The fort guarded Mobile and its citizens for almost 100 years, from 1723-1820. The fort had been built by the French to defend against British or Spanish attack on the strategic location of Mobile and its Bay as a port to the Gulf of Mexico, on the easternmost part of the French Louisiana colony. The strategic importance of Mobile and its fort was significant: the fort protected access into the strategic region between the Mississippi River and the Atlantic colonies along the Alabama and Tombigbee Rivers. A crew of 20 black slaves and 5 white workmen performed original work on the fort. During 1763 to 1780, Britain was in possession of the region, and the fort was renamed in honor of Queen Charlotte. From 1780 to 1813, Spain ruled the region, and the fort was renamed Fuerte Carlota. In 1813, Mobile was occupied by United States troops, and the fort was renamed again as Fort Charlotte. It stands now as a small replica of its origins along the waterfront of the Mobile River. I was today’s year old when I found out that Mardi Gras began in Mobile, AL and not New Orleans. Every year there is a Mardi Gras here on the streets of Mobile to celebrate.

Dec 012021
 

Bobby’s hasn’t changed much. No restaurant now but the scene is still the same. A trailer camp with friendly folks in their pick up trucks and confed flags. Such an interesting place. The dock has 50 and 30 amp power, no water. The kittens running around camp are really friendly too. I get my pet fix as several come up and visit. Apparently “Garfield” may choose to jump aboard your boat but we were not priviledged to have that happen. One night at Bobby’s is really all you need. Not much around but it is on the Choctaw Wildlife Refuge that sits adjacent to the camp.

Scott saw his first alligator today too. Swimming across the river between us and a tow/barge. We had to slow to allow him to dive.
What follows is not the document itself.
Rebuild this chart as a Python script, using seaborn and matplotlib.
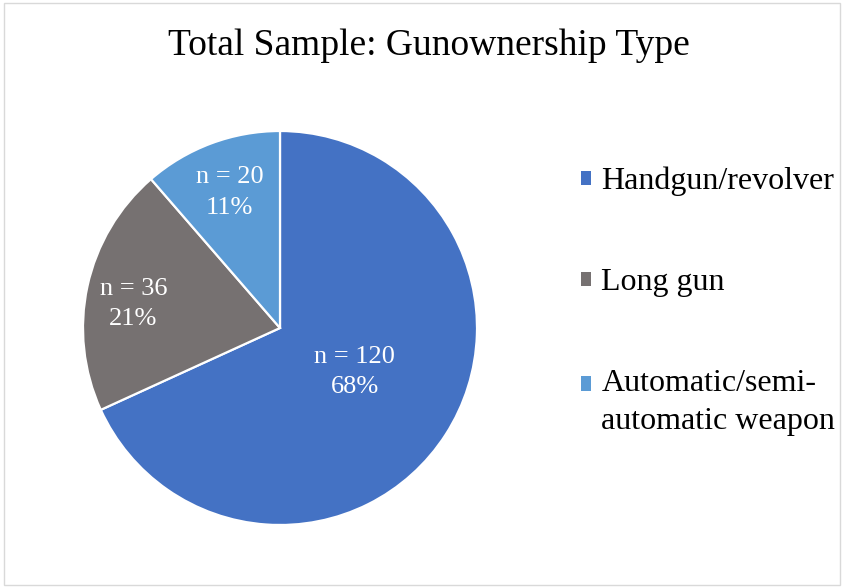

We passed a lot of tows and barges today too. I think there were 5 at least. The most we have seen in a day has been from Demopolis going south. It has been a challenging day for the Captain today. Markers/buoys are missing, water is at least 10 feet lower than on the charts and this part of the river is a constant turn in every which way. Along with passing tows that communicate when they see us on AIS because of the narrow channel we both must pass through and pass each other. We had to stop many times prior to passing because of the lack of buoys and tight channels on turns. Scott was exhausted by the end of this trip with a headache. It was a long day of 8 hours starring into and out of the sun, maneouvering through tight channels with no buoys and constanting relying on looking at charts and landscape. The anchorage was a welcome retreat at the end of the journey.

The Tensaw River flows into and parallel with the Black Water/Mobile Rivers running south to Mobile, AL. The natural path for boaters is to stay on the Black Water river system to Mobile. The Mobile–Tensaw River Delta is the largest river delta and river in Alabama. It encompasses approximately 260,000 acres in a 40-by-10-mile (64 km × 16 km) area and is the second largest delta in the United States. The delta’s northernmost point is the confluence of the Tombigbee and Alabama rivers and follows a southerly direction that ultimately opens into the head of Mobile Bay .The delta lies in a river valley which began forming several million years ago. Many separate inland streams joined as they flowed southward across land which was once covered by the Gulf of Mexico. By the end of the last major ice age (approximately 18,000 years ago), when the sea level was much lower and Alabama’s coastline was about 60 miles (97 km) south of its present location, the waterways of the delta valley extended much farther than their current-day southern termination at the head of Mobile Bay. As the ice age ended and global temperatures increased, sea levels began to rise again to their present-day level.

The anchorage has enough room for several boats with lots of swing room and a good depth. It is an area rich with owls, crickets, the sounds of night and a million stars. Completely recommend this anchorage for small and large vessels.